Вне сферы нравственности Возрождение имело великие заслуги. Слава Возрождения в архитектуре, живописи и поэзии осталась немеркнущей. Возрождение породило титанов, таких, как Леонардо, Микеланджело и Макиавелли. Возрождение освободило образованных людей от ограниченности средневековой культуры и, даже оставаясь рабом культа античности, раскрыло ученым глаза на то, что почтенные авторитеты почти по каждому вопросу придерживались самых разноречивых суждений. Возродив знание греческого мира, Возрождение создало духовную атмосферу, в которой вновь стало возможным соперничать с эллинскими достижениями и в которой индивидуальный гений смог обрести свободу неведомую со времени Александра.

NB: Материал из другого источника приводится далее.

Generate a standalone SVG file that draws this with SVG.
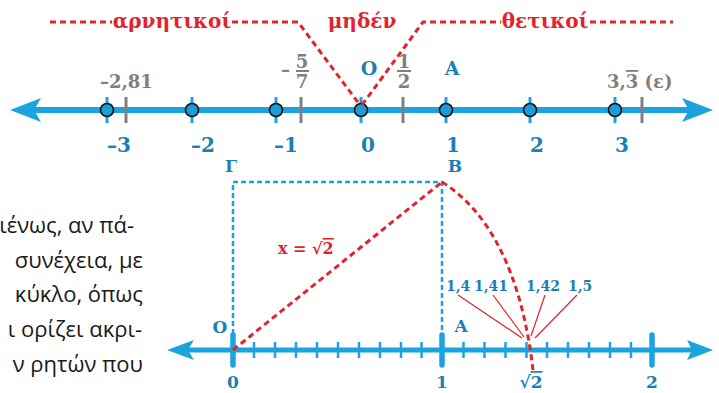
<svg xmlns="http://www.w3.org/2000/svg" width="719" height="393" viewBox="0 0 719 393">
<style>
.axis{stroke:#1aa3df;stroke-width:6;fill:none}
.axis2{stroke:#1aa3df;stroke-width:5;fill:none}
.ah{fill:#1aa3df}
.bt{stroke:#1aa3df;stroke-width:3}
.st{stroke:#1aa3df;stroke-width:2.5}
.tt{stroke:#1aa3df;stroke-width:5.5;stroke-linecap:round}
.gt{stroke:#7f7f7f;stroke-width:3}
.pt{fill:#1c9cd8;stroke:#111;stroke-width:1.6}
.num{font-family:"DejaVu Serif",serif;font-weight:bold;fill:#1a7fb2}
.grey{font-family:"DejaVu Serif",serif;font-weight:bold;fill:#7f7f7f;font-size:18px}
.red{font-family:"DejaVu Serif",serif;font-weight:bold;fill:#e3222c}
.rd{stroke:#e3222c;stroke-width:3;fill:none;stroke-dasharray:6 4}
.bd{stroke:#1aa3df;stroke-width:2.5;fill:none;stroke-dasharray:5 3}
.lead{stroke:#e3222c;stroke-width:1.2}
.para{font-family:"Open Sans",sans-serif;font-size:22px;fill:#1a1a1a;text-anchor:end}
.m{text-anchor:middle}
</style>

<g id="top-axis">
  <line class="axis" x1="30" y1="110" x2="693" y2="110"/>
  <path class="ah" d="M10,110 L41,98 L34,110 L41,122 Z"/>
  <path class="ah" d="M713,110 L682,98 L689,110 L682,122 Z"/>
</g>

<g id="top-ticks">
  <line class="gt" x1="126" y1="97" x2="126" y2="123"/>
  <line class="gt" x1="301" y1="97" x2="301" y2="123"/>
  <line class="gt" x1="403" y1="97" x2="403" y2="123"/>
  <line class="gt" x1="642" y1="97" x2="642" y2="123"/>
</g>

<g id="p-3"><line class="bt" x1="107" y1="97" x2="107" y2="123"/><circle class="pt" cx="107" cy="110" r="6.5"/><text class="num m" x="119" y="152" font-size="20">–3</text></g>
<g id="p-2"><line class="bt" x1="192" y1="97" x2="192" y2="123"/><circle class="pt" cx="192" cy="110" r="6.5"/><text class="num m" x="203" y="152" font-size="20">–2</text></g>
<g id="p-1"><line class="bt" x1="276" y1="97" x2="276" y2="123"/><circle class="pt" cx="276" cy="110" r="6.5"/><text class="num m" x="286" y="152" font-size="20">–1</text></g>
<g id="p0"><line class="bt" x1="361" y1="97" x2="361" y2="123"/><circle class="pt" cx="361" cy="110" r="6.5"/><text class="num m" x="368" y="152" font-size="20">0</text></g>
<g id="p1"><line class="bt" x1="446" y1="97" x2="446" y2="123"/><circle class="pt" cx="446" cy="110" r="6.5"/><text class="num m" x="453" y="152" font-size="20">1</text></g>
<g id="p2"><line class="bt" x1="530" y1="97" x2="530" y2="123"/><circle class="pt" cx="530" cy="110" r="6.5"/><text class="num m" x="537" y="152" font-size="20">2</text></g>
<g id="p3"><line class="bt" x1="615" y1="97" x2="615" y2="123"/><circle class="pt" cx="615" cy="110" r="6.5"/><text class="num m" x="622" y="152" font-size="20">3</text></g>

<g id="top-labels">
  <text class="grey" x="100" y="88">–2,81</text>
  <text class="grey" x="281" y="76">–</text>
  <text class="grey m" x="302" y="68">5</text>
  <line x1="296" y1="71" x2="309" y2="71" stroke="#7f7f7f" stroke-width="2"/>
  <text class="grey m" x="302" y="88">7</text>
  <text class="grey m" x="404" y="68">1</text>
  <line x1="397" y1="71" x2="411" y2="71" stroke="#7f7f7f" stroke-width="2"/>
  <text class="grey m" x="404" y="88">2</text>
  <text class="grey" x="607" y="88">3,<tspan text-decoration="overline">3</tspan> (ε)</text>
  <text class="num m" x="369" y="75" font-size="19">O</text>
  <text class="num m" x="452" y="75" font-size="19">A</text>
  <text class="red m" x="172" y="28" font-size="20">αρνητικοί</text>
  <text class="red m" x="362" y="28" font-size="20">μηδέν</text>
  <text class="red m" x="545" y="28" font-size="20">θετικοί</text>
</g>

<g id="bottom-axis">
  <line class="axis2" x1="185" y1="350" x2="695" y2="350"/>
  <path class="ah" d="M167,350 L194,340 L188,350 L194,360 Z"/>
  <path class="ah" d="M713,350 L687,340 L692,350 L687,360 Z"/>
  <g>
    <line class="st" x1="254" y1="342" x2="254" y2="358"/>
    <line class="st" x1="275" y1="342" x2="275" y2="358"/>
    <line class="st" x1="296" y1="342" x2="296" y2="358"/>
    <line class="st" x1="317" y1="342" x2="317" y2="358"/>
    <line class="st" x1="338" y1="342" x2="338" y2="358"/>
    <line class="st" x1="359" y1="342" x2="359" y2="358"/>
    <line class="st" x1="380" y1="342" x2="380" y2="358"/>
    <line class="st" x1="401" y1="342" x2="401" y2="358"/>
    <line class="st" x1="421.5" y1="342" x2="421.5" y2="358"/>
    <line class="st" x1="463.5" y1="342" x2="463.5" y2="358"/>
    <line class="st" x1="484.5" y1="342" x2="484.5" y2="358"/>
    <line class="st" x1="505.5" y1="342" x2="505.5" y2="358"/>
    <line class="st" x1="526.5" y1="342" x2="526.5" y2="358"/>
    <line class="st" x1="547" y1="342" x2="547" y2="358"/>
    <line class="st" x1="568" y1="342" x2="568" y2="358"/>
    <line class="st" x1="589" y1="342" x2="589" y2="358"/>
    <line class="st" x1="610" y1="342" x2="610" y2="358"/>
    <line class="st" x1="631" y1="342" x2="631" y2="358"/>
  </g>
  <line class="tt" x1="233" y1="335" x2="233" y2="365"/>
  <line class="tt" x1="442" y1="335" x2="442" y2="365"/>
  <line class="tt" x1="652" y1="335" x2="652" y2="365"/>
</g>

<g id="connectors">
  <path class="rd" d="M50,22 H112 M232,22 H298 L360,105"/>
  <path class="rd" d="M362,105 L423,22 H501 M590,22 H673"/>
  <path class="bd" d="M233,334 V182 H442 V334"/>
  <path class="rd" d="M233,350 L442,182"/>
  <path class="rd" d="M442,182 C490,212 522,275 533,370"/>
  <line class="lead" x1="458" y1="295" x2="522" y2="338"/>
  <line class="lead" x1="493" y1="295" x2="524" y2="337"/>
  <line class="lead" x1="545" y1="295" x2="531" y2="336"/>
  <line class="lead" x1="577" y1="295" x2="535" y2="338"/>
</g>

<g id="bottom-labels">
  <text class="num m" x="231" y="172" font-size="17">Γ</text>
  <text class="num m" x="455" y="172" font-size="17">B</text>
  <text class="num m" x="220" y="333" font-size="17">O</text>
  <text class="num m" x="461" y="332" font-size="17">A</text>
  <text class="red" x="278" y="254" font-size="16">x = √<tspan text-decoration="overline">2</tspan></text>
  <text class="num" x="446" y="291" font-size="14">1,4</text>
  <text class="num" x="474" y="291" font-size="14">1,41</text>
  <text class="num" x="526" y="291" font-size="14">1,42</text>
  <text class="num" x="568" y="291" font-size="14">1,5</text>
  <text class="num m" x="233" y="388" font-size="17">0</text>
  <text class="num m" x="442" y="388" font-size="17">1</text>
  <text class="num m" x="531" y="388" font-size="17">√<tspan text-decoration="overline">2</tspan></text>
  <text class="num m" x="652" y="388" font-size="17">2</text>
</g>

<g id="paragraph">
  <text class="para" x="134" y="233" font-size="21">ιένως, αν πά-</text>
  <text class="para" x="143" y="268">συνέχεια, με</text>
  <text class="para" x="143" y="302">κύκλο, όπως</text>
  <text class="para" x="142" y="337">ι ορίζει ακρι-</text>
  <text class="para" x="143" y="372">ν ρητών που</text>
</g>
</svg>
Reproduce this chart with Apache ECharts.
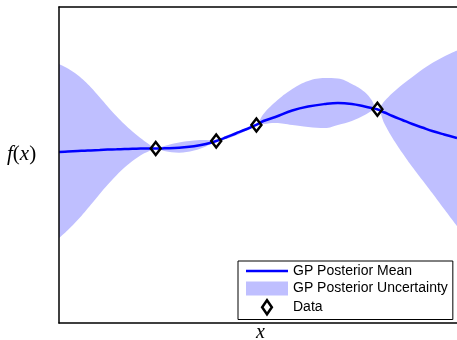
<!DOCTYPE html>
<html>
<head>
<meta charset="utf-8">
<script src="https://cdn.jsdelivr.net/npm/echarts@6/dist/echarts.min.js"></script>
<style>html,body{margin:0;padding:0;background:#fff;}#c{width:457px;height:340px;}</style>
</head>
<body>
<div id="c"></div>
<script>
// Sample positions along x
const xs = [0, 0.224, 0.474, 0.648, 0.798, 1.022, 1.222, 1.446, 1.646, 1.845, 2.045, 2.244, 2.431,
  2.643, 3.017, 3.392, 3.691, 3.953, 4.190, 4.439, 4.688, 4.955,
  5.137, 5.436, 5.860, 6.259, 6.683, 7.007, 7.357, 7.681, 7.855,
  7.993, 8.180, 8.379, 8.628, 8.878, 9.127, 9.377, 9.676, 10];
// GP posterior mean
const meanVals = [5.411, 5.427, 5.443, 5.453, 5.462, 5.475, 5.487, 5.497, 5.506, 5.513, 5.519, 5.522, 5.522,
  5.528, 5.544, 5.592, 5.665, 5.759, 5.870, 5.997, 6.123, 6.266,
  6.392, 6.519, 6.725, 6.851, 6.930, 6.962, 6.930, 6.851, 6.804,
  6.763, 6.661, 6.551, 6.424, 6.297, 6.187, 6.076, 5.965, 5.854];
// Uncertainty band edges
const upperVals = [8.196, 8.054, 7.839, 7.649, 7.459, 7.146, 6.854, 6.541, 6.288, 6.060, 5.858, 5.674, 5.522,
  5.601, 5.712, 5.775, 5.791, 5.759, 5.918, 6.044, 6.155, 6.266,
  6.614, 6.994, 7.405, 7.658, 7.753, 7.737, 7.563, 7.310, 7.057,
  6.763, 7.025, 7.278, 7.547, 7.785, 8.022, 8.228, 8.434, 8.623];
const lowerVals = [2.690, 2.946, 3.269, 3.516, 3.741, 4.082, 4.373, 4.677, 4.918, 5.127, 5.304, 5.430, 5.522,
  5.443, 5.389, 5.459, 5.585, 5.759, 5.823, 5.934, 6.076, 6.266,
  6.297, 6.329, 6.266, 6.203, 6.171, 6.266, 6.392, 6.582, 6.709,
  6.763, 6.297, 5.854, 5.380, 4.937, 4.525, 4.114, 3.608, 3.070];
// Observed data
const dataX = [2.43, 3.95, 4.96, 8.0];
const dataY = [5.522, 5.759, 6.266, 6.763];

const names = ['GP Posterior Mean', 'GP Posterior Uncertainty', 'Data'];
const BAND = '#bfbfff';
const SMOOTH = 0.4;

const upperData = xs.map((x, i) => [x, upperVals[i]]);
const lowerData = xs.map((x, i) => [x, lowerVals[i]]);
const meanData = xs.map((x, i) => [x, meanVals[i]]);
const pts = dataX.map((x, i) => [x, dataY[i]]);

const axisCommon = {
  type: 'value', min: 0, max: 10,
  axisTick: {show: false}, axisLabel: {show: false}, splitLine: {show: false},
  axisLine: {show: true, onZero: false, lineStyle: {color: '#000', width: 1.5}},
  z: 10
};

const chart = echarts.init(document.getElementById('c'), null, {renderer: 'canvas'});
chart.setOption({
  animation: false,
  backgroundColor: '#fff',
  grid: {left: 59, top: 7, right: -3, bottom: 17, containLabel: false},
  xAxis: [
    Object.assign({}, axisCommon, {position: 'bottom'}),
    Object.assign({}, axisCommon, {position: 'top'})
  ],
  yAxis: [Object.assign({}, axisCommon, {position: 'left'})],
  legend: {
    orient: 'vertical', left: 238, top: 261,
    itemWidth: 42, itemHeight: 14, itemGap: 3.5,
    padding: [3, 5, 4, 8],
    borderColor: '#000', borderWidth: 1, backgroundColor: '#fff',
    textStyle: {fontFamily: 'Liberation Sans, Arial, sans-serif', fontSize: 14, color: '#000'},
    data: [
      {name: names[0], icon: 'path://M0,0 L40,0 L40,2.5 L0,2.5 Z', itemStyle: {color: '#0000ff', borderWidth: 0}},
      {name: names[1], icon: 'rect', itemStyle: {color: BAND, borderWidth: 0}},
      {name: names[2], icon: 'path://M4.5,0 L9,6.5 L4.5,13 L0,6.5 Z',
       itemStyle: {color: 'rgba(255,255,255,0)', borderColor: '#000', borderWidth: 2.5}}
    ],
    selectedMode: false
  },
  graphic: [
    {type: 'text', left: 7, top: 144, style: {
      text: '{i|f}{n|(}{i|x}{n|)}', fill: '#000',
      rich: {
        i: {fontFamily: 'Liberation Serif, serif', fontStyle: 'italic', fontSize: 21},
        n: {fontFamily: 'Liberation Serif, serif', fontSize: 21}
      }
    }},
    {type: 'text', left: 256, top: 323, style: {
      text: 'x', fill: '#000', fontFamily: 'Liberation Serif, serif', fontStyle: 'italic', fontSize: 20
    }}
  ],
  series: [
    {name: names[1], type: 'line', data: upperData, symbol: 'none', smooth: SMOOTH,
     lineStyle: {opacity: 0, width: 0}, itemStyle: {color: BAND},
     areaStyle: {color: BAND, opacity: 1, origin: 'start'}, silent: true, z: 1},
    {name: 'bandLowerEdge', type: 'line', data: lowerData, symbol: 'none', smooth: SMOOTH,
     lineStyle: {opacity: 0, width: 0}, itemStyle: {color: '#fff'},
     areaStyle: {color: '#ffffff', opacity: 1, origin: 'start'}, silent: true, z: 1},
    {name: names[0], type: 'line', data: meanData, symbol: 'none', smooth: SMOOTH,
     lineStyle: {color: '#0000ff', width: 2.5}, itemStyle: {color: '#0000ff'}, z: 3},
    {name: names[2], type: 'scatter', data: pts, symbol: 'diamond', symbolSize: [10, 13],
     itemStyle: {color: 'rgba(255,255,255,0)', borderColor: '#000', borderWidth: 2.5, opacity: 1}, z: 4}
  ]
});
</script>
</body>
</html>
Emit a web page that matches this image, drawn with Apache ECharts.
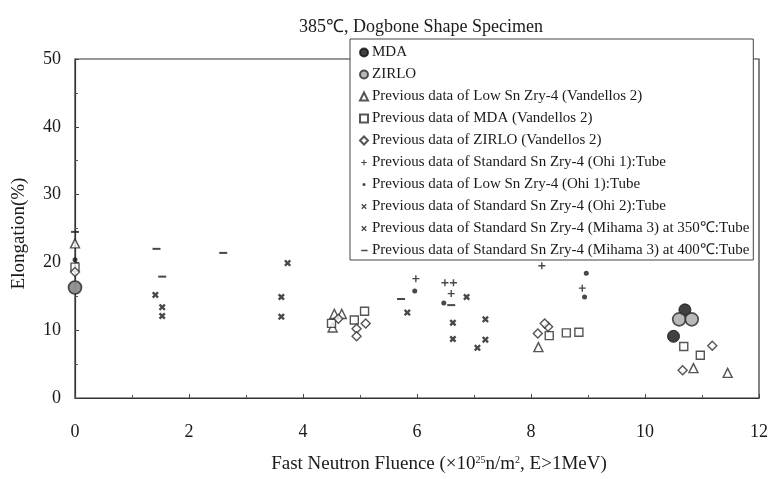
<!DOCTYPE html>
<html><head><meta charset="utf-8">
<script src="https://cdn.jsdelivr.net/npm/echarts@6/dist/echarts.min.js"></script>
<style>html,body{margin:0;padding:0;background:#fff}#c{width:771px;height:479px}</style>
</head><body><div id="c"></div>
<script>
// ---- data (x: fast neutron fluence ×10^25 n/m², y: elongation %) ----
var seriesNames = [
  'MDA',
  'ZIRLO',
  'Previous data of Low Sn Zry-4 (Vandellos 2)',
  'Previous data of MDA (Vandellos 2)',
  'Previous data of ZIRLO (Vandellos 2)',
  'Previous data of Standard Sn Zry-4 (Ohi 1):Tube',
  'Previous data of Low Sn Zry-4 (Ohi 1):Tube',
  'Previous data of Standard Sn Zry-4 (Ohi 2):Tube',
  'Previous data of Standard Sn Zry-4 (Mihama 3) at 350℃:Tube',
  'Previous data of Standard Sn Zry-4 (Mihama 3) at 400℃:Tube'
];
var mdaData = [[0, 16.3], [10.5, 9.1], [10.7, 13.0]];
var zirloData = [[0, 16.3], [10.6, 11.6], [10.82, 11.6]];
var lowSnVandellos = [[0, 22.8], [4.55, 12.4], [4.68, 12.4], [4.52, 10.4], [8.13, 7.5], [10.85, 4.4], [11.45, 3.7]];
var mdaVandellos = [[0, 19.3], [4.5, 11.0], [4.9, 11.5], [5.08, 12.8], [8.32, 9.2], [8.62, 9.6], [8.84, 9.7], [10.68, 7.6], [10.97, 6.3]];
var zirloVandellos = [[0, 18.6], [4.62, 11.7], [4.94, 10.2], [4.94, 9.1], [5.1, 11.0], [8.12, 9.5], [8.3, 10.5], [8.24, 11.0], [10.66, 4.1], [11.18, 7.7]];
var stdOhi1 = [[5.98, 17.6], [6.49, 17.0], [6.64, 17.0], [6.6, 15.4], [8.19, 19.5], [8.9, 16.2]];
var lowSnOhi1 = [[0, 20.4], [5.96, 15.8], [6.47, 14.0], [8.97, 18.4], [8.94, 14.9]];
var stdOhi2 = [[6.63, 11.1], [6.63, 8.7], [6.87, 14.9], [7.2, 11.6], [7.2, 8.6], [7.06, 7.4]];
var mihama350 = [[1.41, 15.2], [1.53, 13.4], [1.53, 12.1], [3.73, 19.9], [3.62, 14.9], [3.62, 12.0], [5.83, 12.6]];
var mihama400 = [[0, 24.5], [1.43, 22.0], [1.53, 17.9], [2.6, 21.4], [5.72, 14.6], [6.6, 13.7]];
var xTicks = [0, 2, 4, 6, 8, 10, 12];
var yTicks = [0, 10, 20, 30, 40, 50];

// ---- styling ----
var FONT = 'Liberation Serif';
var INK = '#1a1a1a';
var PLUS = 'path://M4,0H6V4H10V6H6V10H4V6H0V4H4Z';
var CROSS = 'path://M2.4,0L5,2.6L7.6,0L10,2.4L7.4,5L10,7.6L7.6,10L5,7.4L2.4,10L0,7.6L2.6,5L0,2.4Z';
var DASH_ICON = 'path://M0,0H0.01V0.01H0Z M1,4.2H9V5.8H1Z M0,10H0.01V9.99H0Z';
var DOT_ICON = 'path://M0,0H0.01V0.01H0Z M5,3A2,2 0 1,1 4.99,3Z M10,10H9.99V9.99H10Z';
var SMALL_PLUS_ICON = 'path://M0,0H0.01V0.01H0Z M4.3,1.5H5.7V4.3H8.5V5.7H5.7V8.5H4.3V5.7H1.5V4.3H4.3Z M10,10H9.99V9.99H10Z';
var SMALL_CROSS_ICON = 'path://M0,0H0.01V0.01H0Z M2.8,1.6L5,3.8L7.2,1.6L8.4,2.8L6.2,5L8.4,7.2L7.2,8.4L5,6.2L2.8,8.4L1.6,7.2L3.8,5L1.6,2.8Z M10,10H9.99V9.99H10Z';

var defs = [
  {data: mdaData, symbol: 'circle', size: 12, item: {color: '#111', borderColor: '#111', borderWidth: 1}},
  {data: zirloData, symbol: 'circle', size: 13, item: {color: '#a8a8a8', borderColor: '#2a2a2a', borderWidth: 1.7}},
  {data: lowSnVandellos, symbol: 'triangle', size: 9, item: {color: '#fff', borderColor: '#2a2a2a', borderWidth: 1.4}},
  {data: mdaVandellos, symbol: 'rect', size: 8, item: {color: '#fff', borderColor: '#2a2a2a', borderWidth: 1.4}},
  {data: zirloVandellos, symbol: 'diamond', size: 9, item: {color: '#fff', borderColor: '#2a2a2a', borderWidth: 1.4}},
  {data: stdOhi1, symbol: PLUS, size: 7, item: {color: '#1a1a1a'}, icon: SMALL_PLUS_ICON},
  {data: lowSnOhi1, symbol: 'circle', size: 5, item: {color: '#1a1a1a'}, icon: DOT_ICON},
  {data: stdOhi2, symbol: CROSS, size: 7, item: {color: '#1a1a1a'}, icon: SMALL_CROSS_ICON},
  {data: mihama350, symbol: CROSS, size: 7, item: {color: '#1a1a1a'}, icon: SMALL_CROSS_ICON},
  {data: mihama400, symbol: 'rect', size: [8, 2], item: {color: '#1a1a1a'}, icon: DASH_ICON}
];

var series = defs.map(function (d, i) {
  return {
    name: seriesNames[i], type: 'scatter', data: d.data,
    symbol: d.symbol, symbolSize: d.size, itemStyle: d.item,
    z: i < 2 ? 5 : 3
  };
});
var legendData = defs.map(function (d, i) {
  var o = {name: seriesNames[i]};
  if (d.icon) o.icon = d.icon;
  return o;
});

var chart = echarts.init(document.getElementById('c'));
chart.setOption({
  animation: false,
  backgroundColor: '#fff',
  textStyle: {fontFamily: FONT},
  title: {
    text: '385℃, Dogbone Shape Specimen', left: 416, top: 13, textAlign: 'center',
    textStyle: {fontFamily: FONT, fontSize: 18, fontWeight: 'normal', color: INK}
  },
  legend: {
    orient: 'vertical', left: 350, top: 39, data: legendData,
    itemWidth: 8, itemHeight: 8, itemGap: 7,
    padding: [6, 4, 2, 9],
    backgroundColor: '#fff', borderColor: '#444', borderWidth: 1,
    textStyle: {fontFamily: FONT, fontSize: 15, lineHeight: 15, color: INK, padding: [0, 0, 0, -1]},
    selectedMode: false
  },
  grid: {left: 75, right: 8, top: 59, bottom: 81, show: true, borderColor: '#333', borderWidth: 1.2, backgroundColor: 'transparent'},
  xAxis: {
    type: 'value', min: xTicks[0], max: xTicks[xTicks.length - 1], interval: 2,
    name: 'Fast Neutron Fluence (×10{sup|25}n/m{sup|2}, E>1MeV)',
    nameLocation: 'middle', nameGap: 57,
    nameTextStyle: {fontFamily: FONT, fontSize: 19, color: INK, padding: [0, 0, 0, 44],
      rich: {sup: {fontFamily: FONT, fontSize: 10, verticalAlign: 'top', padding: [0, 0, 9, 0], color: INK}}},
    axisLine: {lineStyle: {color: '#333', width: 1.2}},
    axisTick: {inside: true, length: 4, lineStyle: {color: '#444'}},
    minorTick: {show: true, splitNumber: 2, length: 3, lineStyle: {color: '#555'}},
    splitLine: {show: false},
    axisLabel: {margin: 25, fontFamily: FONT, fontSize: 18, color: INK}
  },
  yAxis: {
    type: 'value', min: yTicks[0], max: yTicks[yTicks.length - 1], interval: 10,
    name: 'Elongation(%)', nameLocation: 'middle', nameGap: 46,
    nameTextStyle: {fontFamily: FONT, fontSize: 19, color: INK, padding: [0, 10, 0, 0]},
    axisLine: {lineStyle: {color: '#333', width: 1.2}},
    axisTick: {inside: true, length: 4, lineStyle: {color: '#444'}},
    minorTick: {show: true, splitNumber: 2, length: 3, lineStyle: {color: '#555'}},
    splitLine: {show: false},
    axisLabel: {margin: 14, fontFamily: FONT, fontSize: 18, color: INK}
  },
  series: series
});
</script></body></html>
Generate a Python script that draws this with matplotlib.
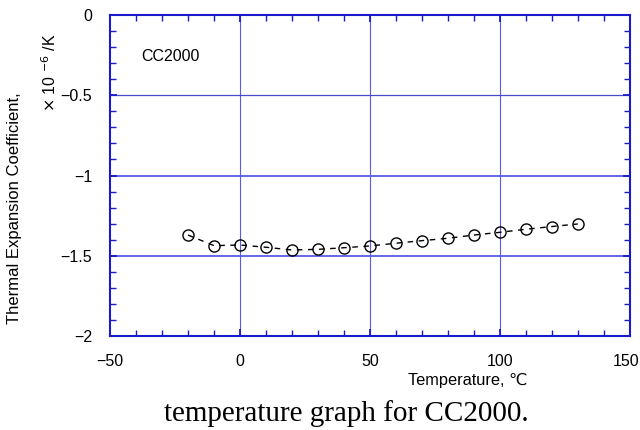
import matplotlib
matplotlib.use("Agg")
import matplotlib.pyplot as plt
from matplotlib.ticker import MultipleLocator
from matplotlib.transforms import ScaledTranslation

# CC2000 thermal expansion coefficient, x 10^-6 /K
temperature = [-20, -10, 0, 10, 20, 30, 40, 50, 60, 70, 80, 90, 100, 110, 120, 130]
cte = [-1.371, -1.437, -1.433, -1.447, -1.464, -1.460, -1.450, -1.439,
       -1.422, -1.406, -1.391, -1.371, -1.354, -1.335, -1.318, -1.302]

x_ticks = [-50, 0, 50, 100, 150]
y_ticks = [-2, -1.5, -1, -0.5, 0]
y_tick_labels = ["\u22122", "\u22121.5", "\u22121", "\u22120.5", "0"]
x_tick_labels = ["\u221250", "0", "50", "100", "150"]

blue = "#1a1acc"
grid_blue = "#5a5ae6"

plt.rcParams["font.family"] = ["Liberation Sans", "DejaVu Sans"]

fig = plt.figure(figsize=(6.4, 4.3), dpi=100)
ax = fig.add_axes([0.172, 0.2186, 0.812, 0.7465])

# grid lines
for x in [0, 50, 100]:
    ax.axvline(x, color=grid_blue, lw=0.8, zorder=1)
ax.axhline(-0.5, color="#4a4acc", lw=0.9, zorder=1)
ax.axhline(-1.0, color=grid_blue, lw=1.3, zorder=1)
ax.axhline(-1.5, color=grid_blue, lw=1.3, zorder=1)

ax.plot(temperature, cte, color="black", lw=1, ls=(0, (4, 4)),
        marker="o", markersize=8, markerfacecolor="none",
        markeredgecolor="black", markeredgewidth=1, zorder=3)

ax.set_xlim(-50, 150)
ax.set_ylim(-2, 0)
ax.set_xticks(x_ticks)
ax.set_xticklabels(x_tick_labels)
ax.set_yticks(y_ticks)
ax.set_yticklabels(y_tick_labels)
ax.xaxis.set_minor_locator(MultipleLocator(10))
ax.yaxis.set_minor_locator(MultipleLocator(0.1))
ax.tick_params(which="both", direction="in", top=True, right=True, color=blue,
               labelsize=11.5, labelcolor="black", pad=13)
ax.tick_params(which="major", length=5, width=1.3)
ax.tick_params(which="minor", length=4, width=1)
for s in ax.spines.values():
    s.set_color(blue)
    s.set_linewidth(1.5)

# keep the last x label inside the figure
last = ax.get_xticklabels()[-1]
last.set_transform(last.get_transform() + ScaledTranslation(-4 / 100, 0, fig.dpi_scale_trans))

ax.text(-38, -0.26, "CC2000", fontsize=11.5, va="center", ha="left")

fig.text(15 / 640, 1 - 208 / 430, "Thermal Expansion Coefficient,", rotation=90,
         fontsize=12, ha="center", va="center")
fig.text(50 / 640, 1 - 73 / 430, r"$\times$ 10 $^{-6}$ /K", rotation=90,
         fontsize=11.5, ha="center", va="center")
fig.text(468 / 640, 1 - 380 / 430, "Temperature, \u2103", fontsize=11.8,
         ha="center", va="center")

fig.text(346 / 640, 1 - 421 / 430, "temperature graph for CC2000.",
         family=["Liberation Serif", "DejaVu Serif"], fontsize=21,
         ha="center", va="baseline")

fig.savefig("out.png", dpi=100)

Политические условия Возрождения благоприятствовали индивидуальному развитию, но были неустойчивы; эта неустойчивость и индивидуализм были тесно связаны между собой, как это уже было в древней Греции. Устойчивая общественная система является необходимостью, но все до сих пор изобретенные устойчивые системы препятствовали развитию исключительных художественных или интеллектуальных дарований. Сколько убийств и анархии готовы мы снести ради великих достижений, подобных достижениям Возрождения? В прошлом — много; ныне — гораздо меньше. Решение этой проблемы до сих пор не найдено, несмотря на то, что рост общественной организации делает её все более и более значимой.